I’ve never been at a meet and greet so didn’t know what to expect. I’d read a description of the Winnipeg show so knew that an autograph line was part of it. The ‘VIP’ meet & greet tickets were $96 and included the $10 brochure. General admission tickets were $50.
Meet and Greet autograph session
You came first to Charles Lawson, then Nicholas Cochrane (McDonalds), then across the stage to Julia Haworth and Stephen Arnold (Peacocks). I was nervous, as everyone seemed, and Charles Lawson appeared as gruff as Big Jim can be. People said hello, poked their programmes under his nose and went on. By the time we got to the Peacocks, everyone had loosened up and spent more time at their table. There was less reluctance to ask for a photo with the stars, more chatting.
Part of that was a function of realizing, by the number of people in line and the passage of time, that this was the entirety of the meet and greet. There wouldn’t be another chance to talk to them.
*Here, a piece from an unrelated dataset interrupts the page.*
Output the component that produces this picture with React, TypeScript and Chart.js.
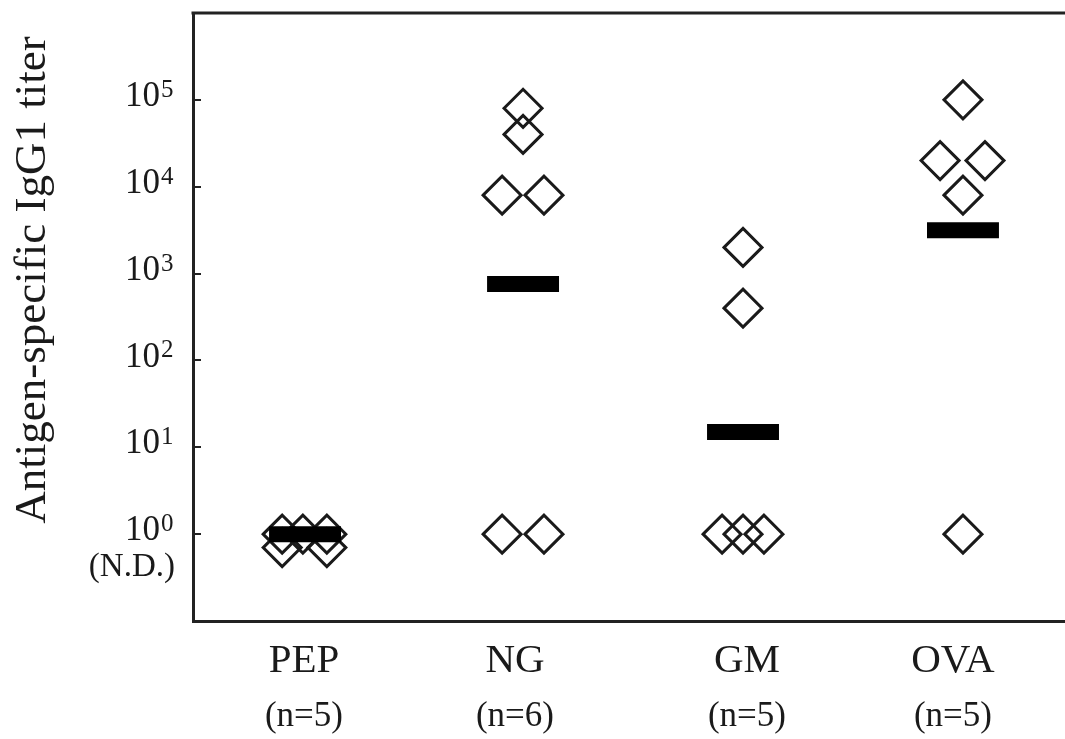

Part too, I think, was a function of the different personalities of actors and characters. We only know their characters, and neither Claire nor Ashley Peacock are intimidating. So we are less likely to be nervous around Julia Howarth and Stephen Arnold. And both of them were gracious, smiled and laughed – genuinely – a lot.
Jim McDonald is kind of intimidating and Charles Lawson, the first you came to, was business-like about what he was doing. Where’s your programme, what’s your name, there you go. Nicholas Cochrane is not intimidating, either the actor or character. But he’s probably less known to many in the audience, having been off the show for the longest. What do you say to him – “cómo se va”?
Rearrange Corrie stars line-up
I would have placed them with Julia first because she immediately puts you at ease. She had a little wifely thing going with Stephen. She signed my programme, then flipped to Stephen’s page, pushed it across to him and said, “this is to Dorothy.” I heard others chuckling about her keeping him organized.
Another reason for putting Charles Lawson further along the line is that he was the big draw for many. People near me in line were so excited about meeting Big Jim.
A woman from Northern Ireland was so nervous that she forgot to get a picture with him and she’d promised her brother in Belfast that she would. So she and her husband returned to the stage so that she could get the photo. More nerve than I had!
I really wanted a photograph, but I was in the lineup by myself and the opportunity didn’t occur to ask someone else to use my camera. Having a stagehand there to help people like me would have been nice and not that hard to organize.
I thought that there would be some non-autograph time. Maybe they’d sit and chat with the assembled smaller group that paid $46 extra to meet them. Maybe after the autograph line had ended for each actor, they’d circulate among the audience sitting dutifully in their seats. But as the line ended, each actor departed behind the curtain.
The actual show was “awesome” (Julia’s favourite new word from Canada). Great stories told by them all in the first half, and audience questions answered thoughtfully and intelligently in the second half. But my husband was surprised when I said that if I went to something like this again, I wouldn’t pay the extra for the meet and greet. Autographs alone aren’t worth that much to me.